Secret sharing with arbitrary access structures: the Ito–Nishizeki–Saito construction. Drawbacks of Ito–Nishizeki–Saito construction.

The Shamir Secret Sharing scheme. Lagrange interpolating polynomials with real coefficients. Lagrange interpolating polynomials with coefficients in Z_p (where p is prime). Definition of the Shamir secret sharing scheme and its security.

Two-Party computation: definition and the "honest but curious" model.
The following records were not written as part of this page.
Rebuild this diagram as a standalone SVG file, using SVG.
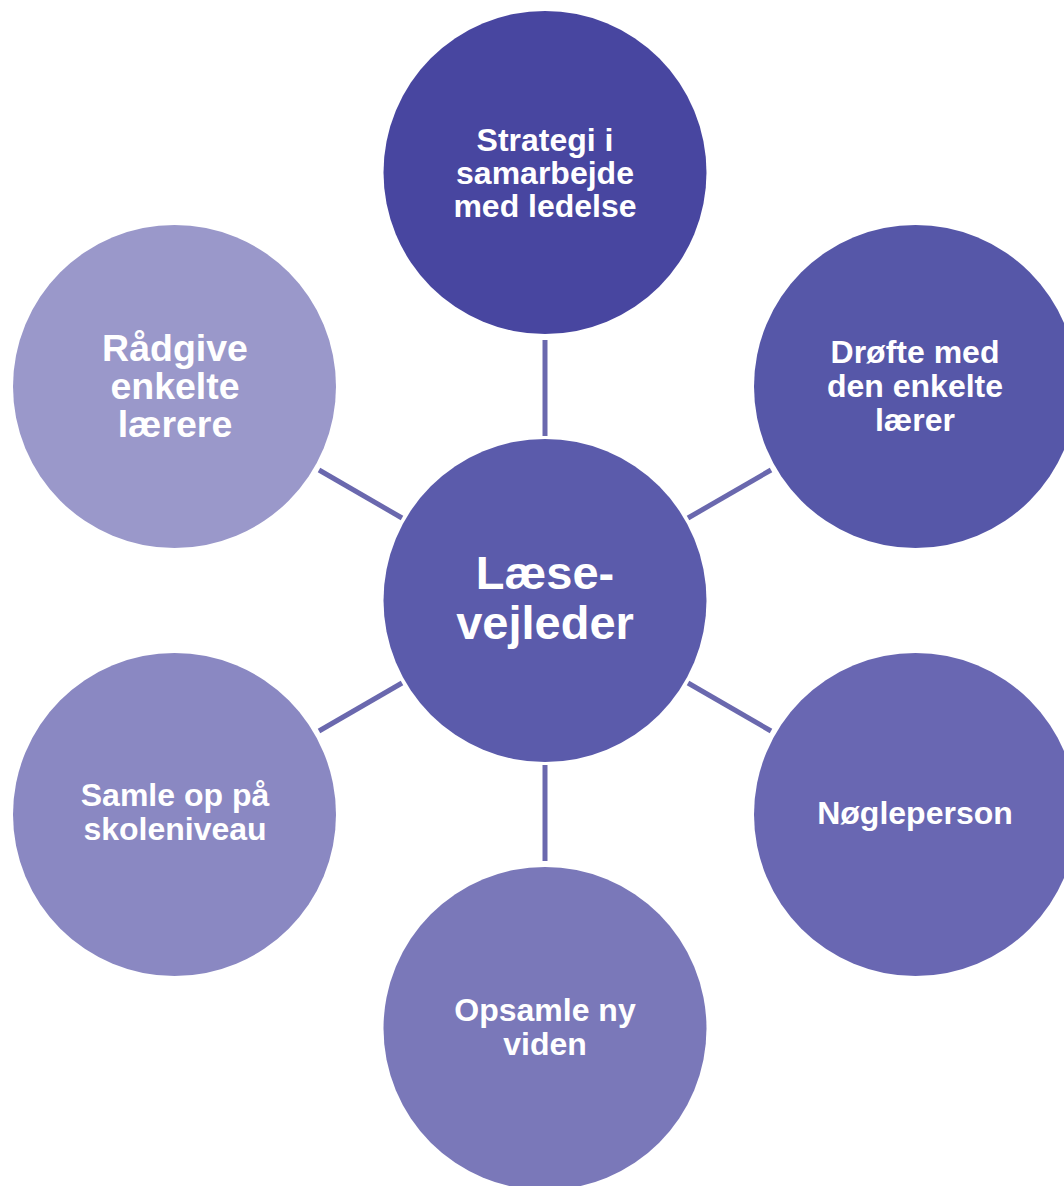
<svg xmlns="http://www.w3.org/2000/svg" width="1064" height="1186" viewBox="0 0 1064 1186">
<style>
.t{font-family:"Liberation Sans",Arial,sans-serif;font-weight:bold;fill:#ffffff;text-anchor:middle}
.s{font-size:32px}
.c{stroke:#6A68AE;stroke-width:5;fill:none}
</style>
<rect width="1064" height="1186" fill="#ffffff"/>
<g id="connectors">
<line class="c" x1="545" y1="340" x2="545" y2="436"/>
<line class="c" x1="545" y1="765" x2="545" y2="861"/>
<line class="c" x1="688" y1="518" x2="771" y2="470"/>
<line class="c" x1="402" y1="518" x2="319" y2="470"/>
<line class="c" x1="688" y1="683" x2="771" y2="731"/>
<line class="c" x1="402" y1="683" x2="319" y2="731"/>
</g>
<g id="node-top">
<circle cx="545" cy="172.5" r="161.5" fill="#4846A0"/>
<text class="t s"><tspan x="545" y="150.5">Strategi i</tspan><tspan x="545" y="183.5">samarbejde</tspan><tspan x="545" y="216.5">med ledelse</tspan></text>
</g>
<g id="node-topright">
<circle cx="915.5" cy="386.5" r="161.5" fill="#5657A8"/>
<text class="t s"><tspan x="915" y="363">Drøfte med</tspan><tspan x="915" y="397">den enkelte</tspan><tspan x="915" y="431">lærer</tspan></text>
</g>
<g id="node-bottomright">
<circle cx="915.5" cy="814.5" r="161.5" fill="#6967B2"/>
<text class="t s" x="915" y="824">Nøgleperson</text>
</g>
<g id="node-bottom">
<circle cx="545" cy="1028.5" r="161.5" fill="#7A78B9"/>
<text class="t s"><tspan x="545" y="1021">Opsamle ny</tspan><tspan x="545" y="1055">viden</tspan></text>
</g>
<g id="node-bottomleft">
<circle cx="174.5" cy="814.5" r="161.5" fill="#8A88C2"/>
<text class="t s"><tspan x="175" y="806">Samle op på</tspan><tspan x="175" y="840">skoleniveau</tspan></text>
</g>
<g id="node-topleft">
<circle cx="174.5" cy="386.5" r="161.5" fill="#9A98CA"/>
<text class="t" style="font-size:37.5px"><tspan x="175" y="361">Rådgive</tspan><tspan x="175" y="399">enkelte</tspan><tspan x="175" y="437">lærere</tspan></text>
</g>
<g id="node-center">
<circle cx="545" cy="600.5" r="161.5" fill="#5B5BAB"/>
<text class="t" style="font-size:47px"><tspan x="545" y="589">Læse-</tspan><tspan x="545" y="639">vejleder</tspan></text>
</g>
</svg>
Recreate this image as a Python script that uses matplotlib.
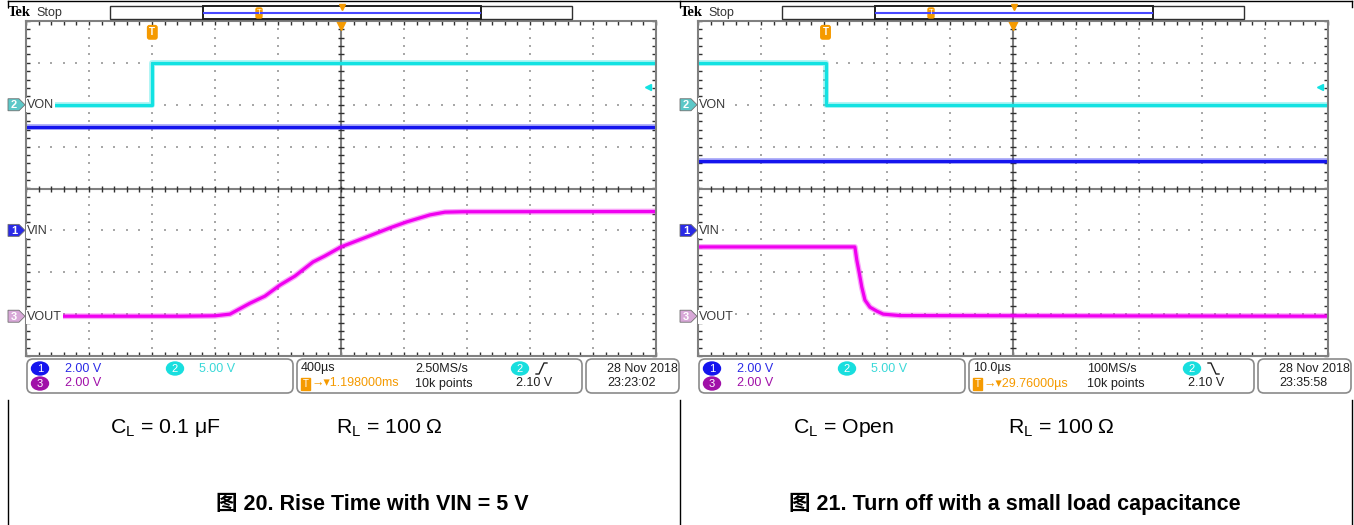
import matplotlib as mpl

mpl.use("Agg")
import matplotlib.pyplot as plt
import numpy as np
from matplotlib import font_manager
from matplotlib.patches import Polygon, FancyBboxPatch, Rectangle, Ellipse

# ---------------- data (time in us, voltage in V) ----------------
# Fig 20: rise time, 400 us/div
rise_t_von = [-2000, -1198, -1198, 2000]
rise_von = [0.0, 0.0, 5.0, 5.0]
rise_t_vin = [-2000, 2000]
rise_vin = [4.96, 4.96]
rise_t_vout = [-2000, -1020, -800, -705, -578, -483, -387, -292, -178, -102, 0,
               165, 311, 419, 565, 660, 775, 2000]
rise_vout = [0.0, 0.0, 0.02, 0.10, 0.62, 0.96, 1.49, 1.92, 2.59, 2.88, 3.31,
             3.79, 4.22, 4.51, 4.84, 4.97, 4.99, 5.0]

# Fig 21: turn off, 10 us/div
off_t_von = [-50, -29.76, -29.76, 50]
off_von = [5.0, 5.0, 0.0, 0.0]
off_t_vin = [-50, 50]
off_vin = [3.31, 3.31]
off_t_vout = [-50, -25.1, -24.8, -24.4, -24.0, -23.5, -22.7, -21.6, -20.6, -17.9, 50]
off_vout = [3.31, 3.31, 2.69, 2.06, 1.39, 0.77, 0.43, 0.24, 0.10, 0.03, 0.0]

W, H = 1354, 525
CYAN = "#12e2e2"
BLUE = "#1414ee"
MAG = "#f000f0"
PURPLE = "#a010a8"
ORANGE = "#f59a00"
GRAY = "#808080"

names = {f.name for f in font_manager.fontManager.ttflist}
UI = "Liberation Sans Narrow" if "Liberation Sans Narrow" in names else "Liberation Sans"
plt.rcParams["mathtext.default"] = "regular"

# channel: (volts/div, marker offset in div, colour, marker fill, label)
channels = {
    1: (2.0, -1.0, BLUE, "#2a2ae6", "VIN"),
    2: (5.0, 2.0, CYAN, "#5cc8c8", "VON"),
    3: (2.0, -3.05, MAG, "#d8a8d8", "VOUT"),
}

fig = plt.figure(figsize=(W / 100, H / 100), dpi=100)
bg = fig.add_axes([0, 0, 1, 1])
bg.set_xlim(0, W)
bg.set_ylim(H, 0)
bg.axis("off")
bg.set_zorder(5)

# table frame
bg.plot([8, 1352], [1, 1], color="black", lw=1)
for xx in (8, 680, 1352):
    bg.plot([xx, xx], [1, 7], color="black", lw=1)
    bg.plot([xx, xx], [400, 525], color="black", lw=1)


def ypx(div):
    return 188.5 - div * 41.875


def draw_panel(x0, tdiv, t_trig, trig_lvl, traces, edge_up, info, stamp, cl_txt, caption, cap_x):
    ax = fig.add_axes([(x0 + 26) / W, 1 - 356 / H, 630 / W, 335 / H])
    ax.set_xlim(-5, 5)
    ax.set_ylim(-4, 4)
    for sp in ax.spines.values():
        sp.set_color(GRAY)
        sp.set_linewidth(1.5)
    ax.set_xticks(np.arange(-5, 5.01, 0.2))
    ax.set_yticks(np.arange(-4, 4.01, 0.2))
    ax.tick_params(direction="in", length=3, color="#303030", width=1,
                   top=True, right=True, labelbottom=False, labelleft=False)
    # dotted graticule
    gx = np.arange(-5, 5.01, 0.2)
    gy = np.arange(-4, 4.01, 0.2)
    for k in [-4, -3, -2, -1, 1, 2, 3, 4]:
        ax.scatter(np.full_like(gy, k), gy, s=1.2, marker="s", color="#a8a8a8", lw=0)
    for k in [-3, -2, -1, 1, 2, 3]:
        ax.scatter(gx, np.full_like(gx, k), s=1.2, marker="s", color="#a8a8a8", lw=0)
    ax.axhline(0, color=GRAY, lw=1.5)
    ax.axvline(0, color=GRAY, lw=1.5)
    ax.plot(gx, np.zeros_like(gx), ls="none", marker="|", ms=5, color="#303030", mew=1)
    ax.plot(np.zeros_like(gy), gy, ls="none", marker="_", ms=5, color="#303030", mew=1)

    # traces
    for ch, t, v in traces:
        vdiv, off, col, _, _ = channels[ch]
        xs = np.array(t) / tdiv
        ys = np.array(v) / vdiv + off
        ax.plot(xs, ys, color=col, lw=4.2, alpha=0.35, solid_joinstyle="round")
        ax.plot(xs, ys, color=col, lw=2.3, solid_joinstyle="round")

    # trigger markers
    ax.text(t_trig / tdiv, 3.73, "T", color="white", fontsize=7, fontweight="bold",
            ha="center", va="center", family=UI, clip_on=False,
            bbox=dict(boxstyle="round,pad=0.18,rounding_size=0.2", fc=ORANGE, ec=ORANGE))
    ax.plot([0], [3.93], marker="v", ms=8, color=ORANGE, clip_on=False)
    ax.plot([4.87], [2 + trig_lvl / 5.0], marker="<", ms=5, color=CYAN, clip_on=False)

    # header
    bg.text(x0 + 8, 13, "Tek", family="Liberation Serif", fontweight="bold", fontsize=10.5,
            va="center", ha="left", color="black")
    bg.text(x0 + 36, 13, "Stop", family=UI, fontsize=9, va="center", ha="left", color="#333333")
    bg.add_patch(Rectangle((x0 + 110, 6), 462, 13, fc="white", ec="#303030", lw=1))
    bg.add_patch(Rectangle((x0 + 203, 6), 278, 13, fc="white", ec="#202020", lw=1.4))
    bg.plot([x0 + 204, x0 + 480], [12.5, 12.5], color="#4848ff", lw=1.5)
    bg.add_patch(FancyBboxPatch((x0 + 256, 8), 6, 10, boxstyle="round,pad=0,rounding_size=1.5",
                                fc=ORANGE, ec=ORANGE))
    bg.text(x0 + 259, 13, "T", color="white", fontsize=5.5, ha="center", va="center", family=UI)
    bg.plot([x0 + 342], [7], marker="v", ms=5, color=ORANGE)

    # channel markers + labels
    for ch, (vdiv, off, col, fill, lab) in channels.items():
        y = ypx(off)
        bg.add_patch(Polygon([(x0 + 8, y - 6), (x0 + 19, y - 6), (x0 + 25, y),
                              (x0 + 19, y + 6), (x0 + 8, y + 6)],
                             closed=True, fc=fill, ec="#707070", lw=0.6))
        bg.text(x0 + 14, y + 0.5, str(ch), color="white", fontsize=8, ha="center",
                va="center", family=UI, fontweight="bold")
        bg.text(x0 + 27, y + 0.5, lab, color="#383838", fontsize=9, ha="left", va="center",
                family=UI, bbox=dict(fc="white", ec="none", pad=0.6))

    # status bar
    for bx, bw in [(27, 266), (297, 285), (586, 93)]:
        bg.add_patch(FancyBboxPatch((x0 + bx, 359), bw, 34,
                                    boxstyle="round,pad=0,rounding_size=6",
                                    fc="white", ec="#8a8a8a", lw=1.2))
    r1, r2 = 368.5, 383.5
    fs = 9

    def chip(x, y, n, col):
        bg.add_patch(Ellipse((x0 + x, y), 17, 13, fc=col, ec=col))
        bg.text(x0 + x, y + 0.5, n, color="white", fontsize=8, ha="center", va="center", family=UI)

    chip(40, r1, "1", BLUE)
    bg.text(x0 + 65, r1, "2.00 V", color="#2a2ae6", fontsize=fs, va="center", family=UI)
    chip(175, r1, "2", "#18dede")
    bg.text(x0 + 199, r1, "5.00 V", color="#3ad8d8", fontsize=fs, va="center", family=UI)
    chip(40, r2, "3", PURPLE)
    bg.text(x0 + 65, r2, "2.00 V", color=PURPLE, fontsize=fs, va="center", family=UI)

    bg.text(x0 + 301, r1, info[0], color="#202020", fontsize=fs, va="center", family=UI)
    bg.text(x0 + 415, r1, info[1], color="#202020", fontsize=fs, va="center", family=UI)
    chip(520, r1, "2", "#18dede")
    if edge_up:
        ex, ey = [536, 539, 544, 547], [374, 374, 363, 363]
    else:
        ex, ey = [536, 539, 544, 547], [363, 363, 374, 374]
    bg.plot([x0 + e for e in ex], ey, color="#202020", lw=1)
    bg.add_patch(Rectangle((x0 + 301, r2 - 6), 9, 12, fc=ORANGE, ec=ORANGE))
    bg.text(x0 + 305.5, r2 + 0.5, "T", color="white", fontsize=7, ha="center", va="center", family=UI)
    bg.text(x0 + 311, r2, "\u2192\u25be" + info[2], color=ORANGE, fontsize=fs, va="center",
            family=[UI, "DejaVu Sans"])
    bg.text(x0 + 415, r2, "10k points", color="#202020", fontsize=fs, va="center", family=UI)
    bg.text(x0 + 516, r2, "2.10 V", color="#202020", fontsize=fs, va="center", family=UI)
    bg.text(x0 + 607, r1, "28 Nov 2018", color="#202020", fontsize=fs, va="center", family=UI)
    bg.text(x0 + 607, r2, stamp, color="#202020", fontsize=fs, va="center", family=UI)

    # captions
    bg.text(x0 + cl_txt[0], 428, cl_txt[1], fontsize=15.3, family="Liberation Sans",
            va="center", ha="left")
    bg.text(x0 + 336, 428, "R$_L$ = 100 \u03a9", fontsize=15.3, family="Liberation Sans",
            va="center", ha="left")
    bg.text(cap_x, 504, caption, fontsize=15.5, fontweight="bold",
            family=["Liberation Sans", "Noto Sans CJK SC"], va="center", ha="center")


draw_panel(0, 400, -1198, 2.10,
           [(2, rise_t_von, rise_von), (1, rise_t_vin, rise_vin), (3, rise_t_vout, rise_vout)],
           True, ["400\u00b5s", "2.50MS/s", "1.198000ms"], "23:23:02",
           (110, "C$_L$ = 0.1 \u03bcF"), "\u56fe 20. Rise Time with VIN = 5 V", 372)
draw_panel(672, 10, -29.76, 2.10,
           [(2, off_t_von, off_von), (1, off_t_vin, off_vin), (3, off_t_vout, off_vout)],
           False, ["10.0\u00b5s", "100MS/s", "29.76000\u00b5s"], "23:35:58",
           (121, "C$_L$ = Open"), "\u56fe 21. Turn off with a small load capacitance", 1015)

fig.savefig("out.png", dpi=100)
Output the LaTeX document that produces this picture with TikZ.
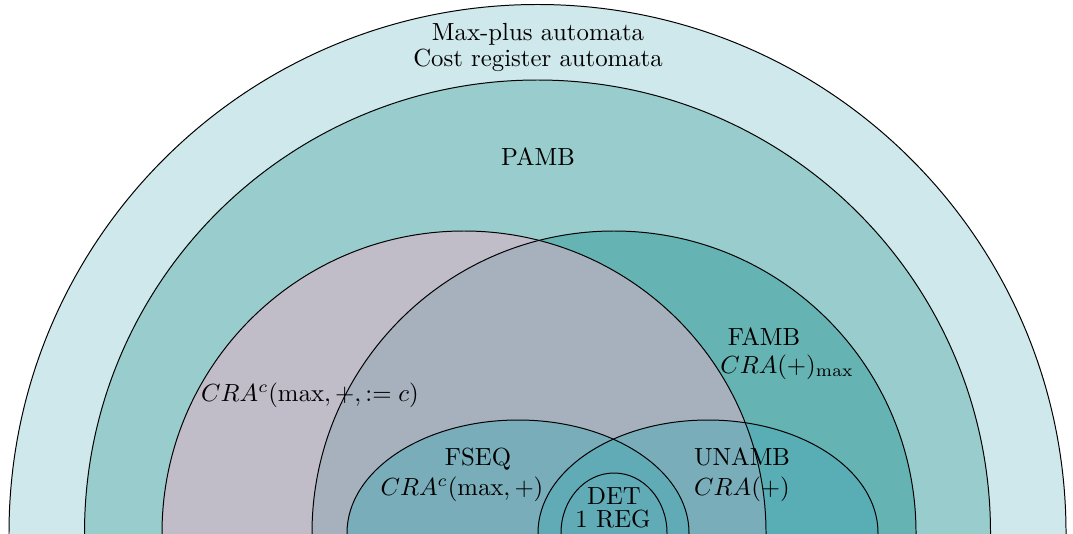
\documentclass[tikz,border=0pt]{standalone}
\definecolor{outerc}{RGB}{207,232,235}
\definecolor{pambc}{RGB}{153,204,204}
\definecolor{fambc}{RGB}{102,179,179}
\definecolor{leftc}{RGB}{231,176,200}
\definecolor{ellc}{RGB}{76,170,182}
\tikzset{
  lbl/.style={anchor=base, inner sep=0pt, font=\normalsize},
  edge/.style={draw=black, line width=0.4pt},
}
\begin{document}
\begin{tikzpicture}[x=0.4037pt,y=0.4037pt]
\path[use as bounding box] (0,0) rectangle (1073,533);
\clip (0,0) rectangle (1073,533);
% centres
\coordinate (c0) at (537.5,0);
\coordinate (cl) at (464,0);
\coordinate (cr) at (614,0);
\coordinate (cf) at (518,0);
\coordinate (cu) at (708,0);
\coordinate (cd) at (614,0);
% fills
\fill[outerc] (c0) circle[radius=528.5];
\fill[pambc] (c0) circle[radius=453];
\fill[fambc] (cr) circle[radius=302];
\fill[leftc, fill opacity=0.5] (cl) circle[radius=302];
\fill[ellc, fill opacity=0.5] (cf) ellipse[x radius=171, y radius=113];
\fill[ellc, fill opacity=0.5] (cu) ellipse[x radius=170, y radius=113];
% outlines
\draw[edge] (c0) circle[radius=528.5];
\draw[edge] (c0) circle[radius=453];
\draw[edge] (cr) circle[radius=302];
\draw[edge] (cl) circle[radius=302];
\draw[edge] (cf) ellipse[x radius=171, y radius=113];
\draw[edge] (cu) ellipse[x radius=170, y radius=113];
\draw[edge] (cd) ellipse[x radius=53, y radius=60];
% labels
\node[lbl] (mp) at (538,492) {Max-plus automata};
\node[lbl] (cra) at (538,466.5) {Cost register automata};
\node[lbl] (pamb) at (538,367.5) {PAMB};
\node[lbl] (craC) at (310,132) {$CRA^c(\max,+,:=c)$};
\node[lbl] (famb) at (764,188) {FAMB};
\node[lbl] (cramax) at (787,160) {$CRA(+)_{\max}$};
\node[lbl] (fseq) at (478,68) {FSEQ};
\node[lbl] (fseq2) at (462,38) {$CRA^c(\max,+)$};
\node[lbl] (unamb) at (742,68) {UNAMB};
\node[lbl] (unamb2) at (742,38) {$CRA(+)$};
\node[lbl] (det) at (614,29) {DET};
\node[lbl] (reg) at (613,6) {1 REG};
\end{tikzpicture}
\end{document}
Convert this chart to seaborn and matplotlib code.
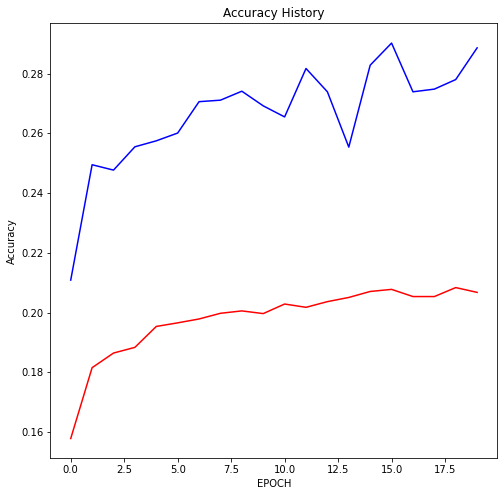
import numpy as np
import matplotlib
matplotlib.use("Agg")
import matplotlib.pyplot as plt
import seaborn as sns

# accuracy per epoch
epochs = list(range(20))
acc_blue = [0.2109, 0.2495, 0.2477, 0.2555, 0.2575, 0.2601, 0.2706, 0.2711, 0.2741, 0.2692,
            0.2655, 0.2817, 0.2739, 0.2554, 0.2828, 0.2902, 0.2739, 0.2748, 0.2780, 0.2886]
acc_red = [0.1579, 0.1816, 0.1865, 0.1884, 0.1954, 0.1966, 0.1979, 0.1998, 0.2006, 0.1997,
           0.2029, 0.2018, 0.2037, 0.2051, 0.2071, 0.2078, 0.2054, 0.2054, 0.2084, 0.2068]

fig, ax = plt.subplots(figsize=(7, 496 / 72), dpi=72)
fig.subplots_adjust(left=0.1, right=0.987, bottom=0.076, top=0.953)

sns.lineplot(x=epochs, y=acc_blue, color='blue', ax=ax)
sns.lineplot(x=epochs, y=acc_red, color='red', ax=ax)

ax.set_title('Accuracy History')
ax.set_xlabel('EPOCH')
ax.set_ylabel('Accuracy')

fig.savefig('out.png', dpi=72)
Yao's Garbled Circuit construction: building and evaluating the circuit.


Lecture 23: The Oblivious Transfer Protocol, Multi-Party Computation, and Interactive Proof Systems

The Oblivious Transfer protocol: intuition and construction from the DDH-based KEM and pseudo-OTP.

Multi-party computation: arithmetic circuits and their equivalence to Boolean circuits. Homomorphic properties of the Shamir secret sharing scheme: addition gates and multiplication gates (through recombination vectors).

Reminder of some related complexity classes. The concepts of proofs, provers, and verifiers. A proof for graph isomorphism. Interactive Proof Systems: a physical example, formal definition, the class IP. The role of error probabilities in the definition and probability amplification. Relation between the classes IP, NP, and BPP. An Interactive Proof for a candidate problem that is neither in NP nor in BPP: graph non-isomorphism.


Lecture 24: Zero-Knowledge Proof Systems

Perfect Zero-Knowledge Proof Systems: modelling the notion of "knowledge" (the simulation paradigm), relaxing the requirement on the success probability of the simulator. A PZK Proof System for Graph Isomorphism. Zero-knowledge proofs-of-knowledge.

Designing Computational Zero-Knowledge (CZK) Proof Systems for any problem in NP: the notion of Computational Zero-Knowledge, the Graph 3-Coloring problem, definition of perfectly binding and computationally hiding commitment scheme, constructing a commitment scheme from a PRG, a CZK Proof System for Graph 3-Coloring.

Zero-Knowledge Proof Systems for Languages not in NP: A CZK proof system for graph non-isomorphism. Relation between the classes PZK, CZK, IP, and PSPACE.